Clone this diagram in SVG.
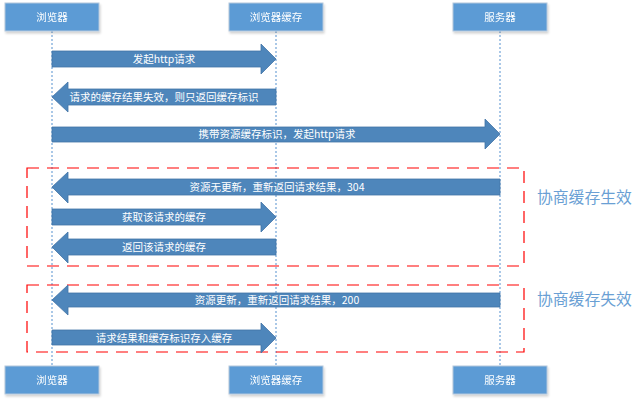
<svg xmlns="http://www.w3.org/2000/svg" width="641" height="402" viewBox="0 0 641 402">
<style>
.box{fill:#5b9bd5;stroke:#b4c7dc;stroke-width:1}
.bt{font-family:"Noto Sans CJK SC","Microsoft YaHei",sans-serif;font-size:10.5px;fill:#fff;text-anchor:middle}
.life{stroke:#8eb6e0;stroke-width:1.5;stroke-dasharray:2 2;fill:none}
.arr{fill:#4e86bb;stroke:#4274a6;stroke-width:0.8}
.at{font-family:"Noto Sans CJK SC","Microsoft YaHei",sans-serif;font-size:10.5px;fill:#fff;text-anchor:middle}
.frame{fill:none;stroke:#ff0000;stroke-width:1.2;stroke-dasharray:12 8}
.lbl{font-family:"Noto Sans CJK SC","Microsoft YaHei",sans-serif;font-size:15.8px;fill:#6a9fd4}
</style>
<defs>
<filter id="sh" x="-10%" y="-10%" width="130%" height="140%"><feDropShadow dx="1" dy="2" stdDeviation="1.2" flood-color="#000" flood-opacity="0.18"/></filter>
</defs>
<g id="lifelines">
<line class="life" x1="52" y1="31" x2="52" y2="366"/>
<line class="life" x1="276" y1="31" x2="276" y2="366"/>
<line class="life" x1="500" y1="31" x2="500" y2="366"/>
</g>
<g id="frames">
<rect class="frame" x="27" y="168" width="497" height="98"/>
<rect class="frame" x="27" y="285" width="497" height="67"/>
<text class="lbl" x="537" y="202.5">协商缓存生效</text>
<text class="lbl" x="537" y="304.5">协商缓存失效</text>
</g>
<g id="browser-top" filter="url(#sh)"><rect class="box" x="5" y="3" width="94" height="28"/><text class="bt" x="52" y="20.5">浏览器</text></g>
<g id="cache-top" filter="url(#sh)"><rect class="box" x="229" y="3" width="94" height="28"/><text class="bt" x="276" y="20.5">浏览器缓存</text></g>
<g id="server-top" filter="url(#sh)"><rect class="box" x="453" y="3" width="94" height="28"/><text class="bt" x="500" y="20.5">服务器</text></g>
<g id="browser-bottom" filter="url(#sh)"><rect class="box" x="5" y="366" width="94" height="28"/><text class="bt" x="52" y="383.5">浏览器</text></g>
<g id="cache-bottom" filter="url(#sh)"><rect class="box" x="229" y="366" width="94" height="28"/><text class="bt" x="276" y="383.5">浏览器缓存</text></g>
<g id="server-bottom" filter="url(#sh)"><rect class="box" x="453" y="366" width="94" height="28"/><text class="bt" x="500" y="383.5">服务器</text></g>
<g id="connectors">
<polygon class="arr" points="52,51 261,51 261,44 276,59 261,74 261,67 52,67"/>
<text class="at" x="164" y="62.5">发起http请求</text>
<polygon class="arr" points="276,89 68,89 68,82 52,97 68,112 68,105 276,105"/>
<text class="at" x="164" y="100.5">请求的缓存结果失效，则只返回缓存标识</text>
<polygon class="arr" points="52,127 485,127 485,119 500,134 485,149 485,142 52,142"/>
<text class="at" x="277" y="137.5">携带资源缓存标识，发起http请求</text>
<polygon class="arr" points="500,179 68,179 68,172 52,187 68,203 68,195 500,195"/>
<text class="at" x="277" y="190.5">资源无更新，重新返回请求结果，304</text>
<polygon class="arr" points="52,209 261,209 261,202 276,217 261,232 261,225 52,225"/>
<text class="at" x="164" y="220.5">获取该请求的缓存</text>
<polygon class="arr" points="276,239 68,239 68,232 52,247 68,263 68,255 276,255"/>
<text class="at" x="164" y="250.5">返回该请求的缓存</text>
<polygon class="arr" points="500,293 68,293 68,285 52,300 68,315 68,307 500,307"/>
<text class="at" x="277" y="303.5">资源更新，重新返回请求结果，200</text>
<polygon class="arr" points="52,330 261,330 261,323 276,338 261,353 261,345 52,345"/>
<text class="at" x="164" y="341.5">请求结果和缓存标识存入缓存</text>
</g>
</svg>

# What is asked
Exclude the pictures, and transcribe all of the material exactly.

# Exercise answer
Clone this diagram in SVG.
<svg xmlns="http://www.w3.org/2000/svg" width="641" height="402" viewBox="0 0 641 402">
<style>
.box{fill:#5b9bd5;stroke:#b4c7dc;stroke-width:1}
.bt{font-family:"Noto Sans CJK SC","Microsoft YaHei",sans-serif;font-size:10.5px;fill:#fff;text-anchor:middle}
.life{stroke:#8eb6e0;stroke-width:1.5;stroke-dasharray:2 2;fill:none}
.arr{fill:#4e86bb;stroke:#4274a6;stroke-width:0.8}
.at{font-family:"Noto Sans CJK SC","Microsoft YaHei",sans-serif;font-size:10.5px;fill:#fff;text-anchor:middle}
.frame{fill:none;stroke:#ff0000;stroke-width:1.2;stroke-dasharray:12 8}
.lbl{font-family:"Noto Sans CJK SC","Microsoft YaHei",sans-serif;font-size:15.8px;fill:#6a9fd4}
</style>
<defs>
<filter id="sh" x="-10%" y="-10%" width="130%" height="140%"><feDropShadow dx="1" dy="2" stdDeviation="1.2" flood-color="#000" flood-opacity="0.18"/></filter>
</defs>
<g id="lifelines">
<line class="life" x1="52" y1="31" x2="52" y2="366"/>
<line class="life" x1="276" y1="31" x2="276" y2="366"/>
<line class="life" x1="500" y1="31" x2="500" y2="366"/>
</g>
<g id="frames">
<rect class="frame" x="27" y="168" width="497" height="98"/>
<rect class="frame" x="27" y="285" width="497" height="67"/>
<text class="lbl" x="537" y="202.5">协商缓存生效</text>
<text class="lbl" x="537" y="304.5">协商缓存失效</text>
</g>
<g id="browser-top" filter="url(#sh)"><rect class="box" x="5" y="3" width="94" height="28"/><text class="bt" x="52" y="20.5">浏览器</text></g>
<g id="cache-top" filter="url(#sh)"><rect class="box" x="229" y="3" width="94" height="28"/><text class="bt" x="276" y="20.5">浏览器缓存</text></g>
<g id="server-top" filter="url(#sh)"><rect class="box" x="453" y="3" width="94" height="28"/><text class="bt" x="500" y="20.5">服务器</text></g>
<g id="browser-bottom" filter="url(#sh)"><rect class="box" x="5" y="366" width="94" height="28"/><text class="bt" x="52" y="383.5">浏览器</text></g>
<g id="cache-bottom" filter="url(#sh)"><rect class="box" x="229" y="366" width="94" height="28"/><text class="bt" x="276" y="383.5">浏览器缓存</text></g>
<g id="server-bottom" filter="url(#sh)"><rect class="box" x="453" y="366" width="94" height="28"/><text class="bt" x="500" y="383.5">服务器</text></g>
<g id="connectors">
<polygon class="arr" points="52,51 261,51 261,44 276,59 261,74 261,67 52,67"/>
<text class="at" x="164" y="62.5">发起http请求</text>
<polygon class="arr" points="276,89 68,89 68,82 52,97 68,112 68,105 276,105"/>
<text class="at" x="164" y="100.5">请求的缓存结果失效，则只返回缓存标识</text>
<polygon class="arr" points="52,127 485,127 485,119 500,134 485,149 485,142 52,142"/>
<text class="at" x="277" y="137.5">携带资源缓存标识，发起http请求</text>
<polygon class="arr" points="500,179 68,179 68,172 52,187 68,203 68,195 500,195"/>
<text class="at" x="277" y="190.5">资源无更新，重新返回请求结果，304</text>
<polygon class="arr" points="52,209 261,209 261,202 276,217 261,232 261,225 52,225"/>
<text class="at" x="164" y="220.5">获取该请求的缓存</text>
<polygon class="arr" points="276,239 68,239 68,232 52,247 68,263 68,255 276,255"/>
<text class="at" x="164" y="250.5">返回该请求的缓存</text>
<polygon class="arr" points="500,293 68,293 68,285 52,300 68,315 68,307 500,307"/>
<text class="at" x="277" y="303.5">资源更新，重新返回请求结果，200</text>
<polygon class="arr" points="52,330 261,330 261,323 276,338 261,353 261,345 52,345"/>
<text class="at" x="164" y="341.5">请求结果和缓存标识存入缓存</text>
</g>
</svg>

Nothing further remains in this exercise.